Well before those remarks, Reinvent Albany was among several good government groups that called on Hochul to institute a conflict avoidance plan and release it to the public. As questions were quickly raised when she took office, Hochul said in an August interview on CNN’s State of the Union that she had asked outside ethics experts to create an “ironclad policy” for her administration. “So no one will ever question that there's any involvement of my husband in anything pertaining to the state of New York,” she said.

No such policy has been made public as of yet.

Kaehny also criticized Hochul for appointing James Dering, a Cuomo ally, the acting chair of JCOPE just prior to a vote before the board on a matter directly relating to Cuomo. “That created a storm of unhappiness and rightly so,” he said. Asked by reporters, Hochul said JCOPE needed someone familiar at the helm and that she had no relationship with Dering herself. She also re-committed to an overhaul of the troubled ethics agency.

Kaehny said it’s hard for the public to give Hochul or her administration the benefit of the doubt after Cuomo “destroyed” the public trust in government. “Hochul inherited an extremely politicized executive branch where Cuomo spent ten years populating these agencies with loyalists, and that's a big challenge,” he said. “It's hard to just pretend that everything will be normal now. She has to earn the public's trust, and let's not forget the really fundamental fact is, she was lieutenant governor during all of his misdeeds and reign of terror and whatnot….She was in his administration. She represented their policies and programs.” 

New York Republicans, who’ve been focused on trying to win the 2022 governor’s race for several years as their main path back toward greater political relevance in the state, have quickly labeled Hochul as a continuation of the Cuomo regime. “Kathy Hochul is so desperate to avoid a Democrat primary, she's gone even further to the radical left than Andrew Cuomo,” said Nick Langworhty, chair of the New York State Republican Party, in a statement to Gotham Gazette. “She may be a nicer version of Cuomo but beware the wolf's in sheep's clothing as she poses an even greater threat to taxpayers and the safety of all New Yorkers.”

When Hochul took over from Cuomo, one of her priorities was to fix the mess his administration made in trying to hide data on the covid toll in nursing homes. Even as the federal investigation into that continues, she promised to be more open and to provide all the data that the Legislature and the media had been requesting for more than a year. 

Assemblymember Ron Kim, a Queens Democrat who battled the Cuomo administration on the nursing home issue, said he has seen no difference in Hochul’s response. “She has not even communicated, or acknowledged the problem in her first month, and that for me is a major problem,” he said. 

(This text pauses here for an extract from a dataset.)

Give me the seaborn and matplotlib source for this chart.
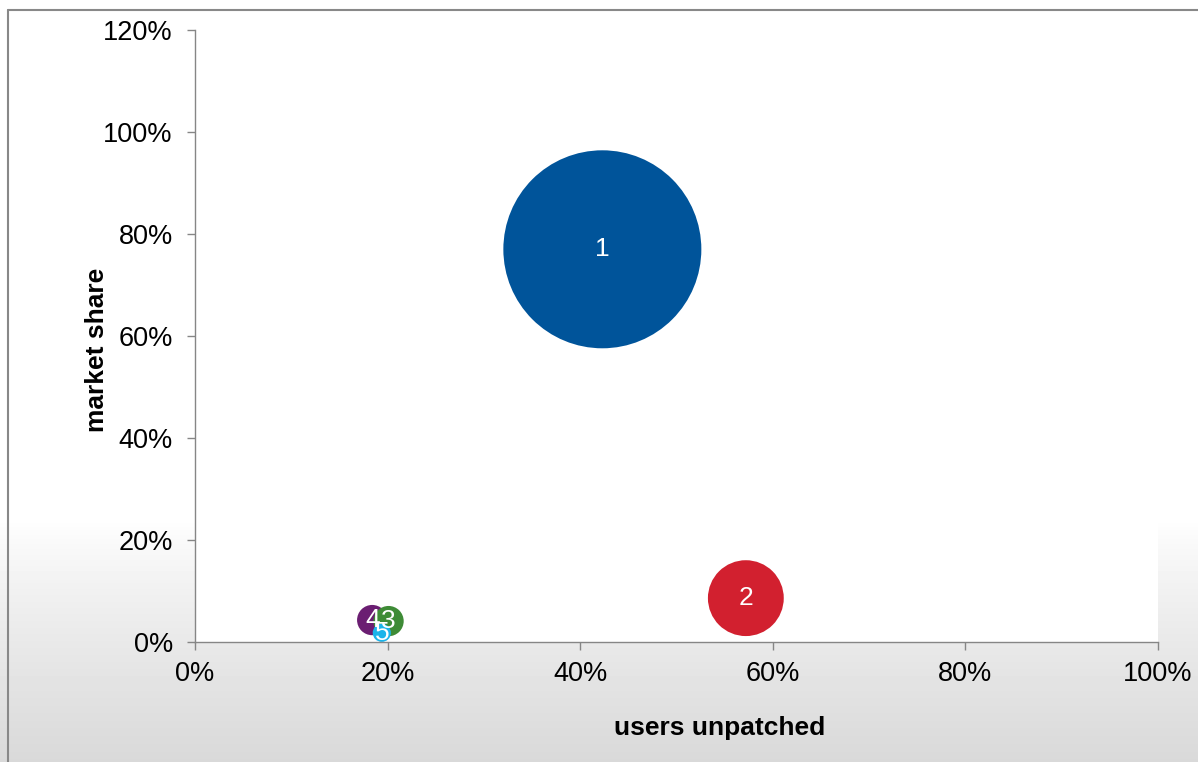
import numpy as np
import pandas as pd
import matplotlib
matplotlib.use("Agg")
import matplotlib.pyplot as plt
import seaborn as sns
from matplotlib.ticker import PercentFormatter
from matplotlib.lines import Line2D

labels = ["1", "2", "4", "3", "5"]
users_unpatched = [0.423, 0.572, 0.184, 0.201, 0.194]
market_share = [0.770, 0.086, 0.043, 0.041, 0.018]
bubble_size = [77.0, 11.3, 1.8, 1.8, 0.65]
colors = ["#00549A", "#D2202F", "#6B1E72", "#3E8B36", "#1BB4EA"]
x_ticks = [0, 0.2, 0.4, 0.6, 0.8, 1.0]
y_ticks = [0, 0.2, 0.4, 0.6, 0.8, 1.0, 1.2]

df = pd.DataFrame({"label": labels, "x": users_unpatched, "y": market_share,
                   "size": bubble_size})

sns.set_theme(style="white")
plt.rcParams["font.family"] = ["Liberation Sans", "DejaVu Sans"]
plt.rcParams["text.color"] = "black"
plt.rcParams["axes.labelcolor"] = "black"

fig = plt.figure(figsize=(11.98, 7.62), dpi=100)

# background gradient
bg = fig.add_axes([0, 0, 1, 1], zorder=-10)
H = 762
grad = np.ones((H, 1))
start = 520
for i in range(H):
    if i > start:
        t = (i - start) / (H - start)
        grad[i, 0] = 1.0 - 0.15 * t ** 0.8
bg.imshow(grad, cmap="gray", vmin=0, vmax=1, aspect="auto", extent=[0, 1, 0, 1])
bg.set_xlim(0, 1)
bg.set_ylim(0, 1)
bg.axis("off")
# border lines (top, left)
fig.add_artist(Line2D([8 / 1198, 8 / 1198], [0, 1 - 10 / 762], transform=fig.transFigure,
                      color="#888888", lw=1.5))
fig.add_artist(Line2D([8 / 1198, 1], [1 - 10 / 762, 1 - 10 / 762], transform=fig.transFigure,
                      color="#888888", lw=1.5))

ax = fig.add_axes([195 / 1198, 1 - 642 / 762, (1158 - 195) / 1198, (642 - 30) / 762])
ax.set_facecolor("white")

r_px = 99
smax = (2 * r_px * 72 / 100) ** 2
sns.scatterplot(data=df, x="x", y="y", size="size", hue="label",
                palette=dict(zip(labels, colors)), sizes=(0, smax),
                size_norm=(0, max(bubble_size)), legend=False, linewidth=0,
                alpha=1, ax=ax, clip_on=False)

for lab, xv, yv in zip(labels, users_unpatched, market_share):
    ax.text(xv, yv, lab, color="white", fontsize=19, ha="center", va="center")

ax.set_xlim(0, 1.0)
ax.set_ylim(0, 1.2)
ax.set_xticks(x_ticks)
ax.set_yticks(y_ticks)
ax.xaxis.set_major_formatter(PercentFormatter(1.0, decimals=0))
ax.yaxis.set_major_formatter(PercentFormatter(1.0, decimals=0))
ax.tick_params(axis="both", which="major", direction="out", length=6, width=1,
               color="#868686", labelsize=19.5, labelcolor="black", bottom=True, left=True)
ax.tick_params(axis="x", pad=8)
ax.tick_params(axis="y", pad=10)
for s in ["top", "right"]:
    ax.spines[s].set_visible(False)
for s in ["left", "bottom"]:
    ax.spines[s].set_color("#868686")
    ax.spines[s].set_linewidth(1)
ax.set_xlabel("users unpatched", fontsize=19, fontweight="bold", color="black")
ax.set_ylabel("market share", fontsize=19, fontweight="bold", color="black")
ax.xaxis.set_label_coords((720 - 195) / 963, (642 - 728) / 612)
ax.xaxis.label.set_va("center")
ax.yaxis.set_label_coords((97 - 195) / 963, (642 - 350) / 612)
ax.yaxis.label.set_va("center")

fig.savefig("out.png", dpi=100)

“All the families and the workers want to have an opportunity to present themselves and what they’ve gone through during this pandemic and start working together to try to fix a broken system. But she has not made an effort,” added Kim, who some believe is eyeing a run for statewide office, possibly lieutenant governor, in next year’s election. “In fact, she’s gone out of her way to avoid having tough conversations with me...This is something that’s really appalling.”

Hochul has taken some steps to address the nursing home scandal. Last month, she said on MSNBC’s Morning Joe that her administration would “continue working to identify principals involved in those decisions'' as she builds out her team. She also immediately ordered the release of health data that more accurately reflects the actual death rate from covid, including in nursing homes, and she accepted Zucker’s resignation. Much more is being asked of her on the issue, however.

“She’s good, if not even better, at identity politics,” said Kim. “...Beneath all the recent headlines and press conferences and announcements and pictures that we're seeing on social media, nothing has changed at all,” he said. “She’s going to the same power brokers that made Cuomo and she’s trying to cut the same deals that propped up Cuomo for many years. And that is a sign that she’s playing the same game, she’ll fall into the same traps....Every decision is about loyalty to her and garnering as much support for her reelection.”